Comparable sales increased 28 percent for the quarter across brands, with Bath & Body Works doing the heavy lifting with a 56 percent jump compared to a mere 4 percent for Victoria’s Secret. When only taking stores into account, comparable sales growth tallied 38 percent for Bath & Body Works, while Victoria’s Secret lost 10 percent.
E-commerce sales for Bath & Body Works got a big boost in the third quarter, increasing 132.1 percent to $446.5 million, while online sales at Victoria’s Secret going up 41.9 percent to $470 million.
Net earnings: L Brands reported third-quarter net income of $330.6 million compared to a net loss of $252 million last year. Earnings per share of $1.17 for the quarter, compared to a loss per share of 91 cents for the quarter. Third quarter operating income was $580.6 million compared to an operating loss of $151.2 million last year.
Gross profit for L Brands nearly doubled at an 83.6 percent increase from $740.5 million in the third quarter of 2019 to $1.36 billion.
CEO’s Take: In the call, both Meslow and Burgdoerfer talked about “chasing inventory” as a means to play conservatively for both brands throughout the year, particularly stemming from cancelled receipts at the onset of the pandemic. But the strategy has worked so far in the third quarter. With that said, Meslow spoke highly of L Brands’ supply chain’s ability to weather the pandemic, and when combining that with the earlier, but shallower, holiday promotions, he said, “we feel good about our overall inventory position.”

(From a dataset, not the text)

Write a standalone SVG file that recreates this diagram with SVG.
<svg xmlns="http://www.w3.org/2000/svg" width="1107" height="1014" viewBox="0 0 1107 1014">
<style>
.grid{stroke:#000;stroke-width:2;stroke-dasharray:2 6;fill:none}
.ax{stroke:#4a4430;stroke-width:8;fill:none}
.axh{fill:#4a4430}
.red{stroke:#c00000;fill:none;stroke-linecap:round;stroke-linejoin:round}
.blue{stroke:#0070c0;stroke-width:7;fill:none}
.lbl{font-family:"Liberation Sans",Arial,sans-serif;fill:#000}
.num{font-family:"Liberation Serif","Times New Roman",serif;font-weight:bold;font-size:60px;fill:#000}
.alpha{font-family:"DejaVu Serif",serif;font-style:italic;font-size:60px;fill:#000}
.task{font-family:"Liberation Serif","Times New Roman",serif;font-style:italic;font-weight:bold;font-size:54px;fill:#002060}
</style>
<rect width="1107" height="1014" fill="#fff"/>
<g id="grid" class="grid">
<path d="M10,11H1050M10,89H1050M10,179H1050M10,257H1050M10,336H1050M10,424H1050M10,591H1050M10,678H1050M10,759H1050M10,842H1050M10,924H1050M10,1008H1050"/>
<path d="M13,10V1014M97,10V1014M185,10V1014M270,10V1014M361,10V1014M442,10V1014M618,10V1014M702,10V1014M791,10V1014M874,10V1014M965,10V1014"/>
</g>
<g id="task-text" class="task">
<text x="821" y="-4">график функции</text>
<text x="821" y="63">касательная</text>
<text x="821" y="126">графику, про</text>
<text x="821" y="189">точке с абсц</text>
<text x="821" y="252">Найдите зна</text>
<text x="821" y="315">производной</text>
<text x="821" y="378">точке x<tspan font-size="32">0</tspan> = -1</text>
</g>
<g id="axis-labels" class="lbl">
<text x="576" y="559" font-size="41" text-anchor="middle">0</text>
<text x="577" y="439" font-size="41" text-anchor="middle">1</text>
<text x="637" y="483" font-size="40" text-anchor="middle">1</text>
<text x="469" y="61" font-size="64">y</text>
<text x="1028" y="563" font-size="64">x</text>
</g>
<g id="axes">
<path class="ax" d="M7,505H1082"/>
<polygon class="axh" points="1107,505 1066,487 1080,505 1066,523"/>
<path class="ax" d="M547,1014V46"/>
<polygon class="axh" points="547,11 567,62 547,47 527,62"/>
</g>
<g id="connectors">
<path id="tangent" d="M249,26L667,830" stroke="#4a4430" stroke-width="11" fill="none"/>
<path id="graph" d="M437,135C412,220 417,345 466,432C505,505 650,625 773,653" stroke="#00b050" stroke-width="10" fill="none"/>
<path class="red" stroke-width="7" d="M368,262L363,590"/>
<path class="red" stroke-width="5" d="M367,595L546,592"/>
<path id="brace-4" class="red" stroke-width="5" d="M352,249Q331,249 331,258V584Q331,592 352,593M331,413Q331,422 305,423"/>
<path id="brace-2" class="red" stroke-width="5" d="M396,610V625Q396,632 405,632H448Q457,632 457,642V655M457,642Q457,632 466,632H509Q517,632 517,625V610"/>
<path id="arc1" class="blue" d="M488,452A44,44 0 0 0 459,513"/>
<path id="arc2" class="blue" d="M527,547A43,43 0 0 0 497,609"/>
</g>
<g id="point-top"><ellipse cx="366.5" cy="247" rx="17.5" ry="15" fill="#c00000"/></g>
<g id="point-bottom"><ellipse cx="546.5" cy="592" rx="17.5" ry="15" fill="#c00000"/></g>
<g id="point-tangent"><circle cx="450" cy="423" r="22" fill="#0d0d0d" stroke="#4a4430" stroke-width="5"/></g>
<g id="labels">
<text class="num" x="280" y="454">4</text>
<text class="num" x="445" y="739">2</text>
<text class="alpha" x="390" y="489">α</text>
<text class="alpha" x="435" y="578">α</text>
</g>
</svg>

“We were able to cut back and not do a fall ‘end of Q3’ sale’ this year based on that sell through that obviously has allowed us to be very clean from an inventory standpoint as we come into the fourth quarter,” Meslow said. “It also allowed us to get an early read on some of our holiday goods at the end of the third quarter…We’re pleased with the early product acceptance that we’re seeing to those holiday assortments, and we believe our overall inventory levels are positioned appropriately.”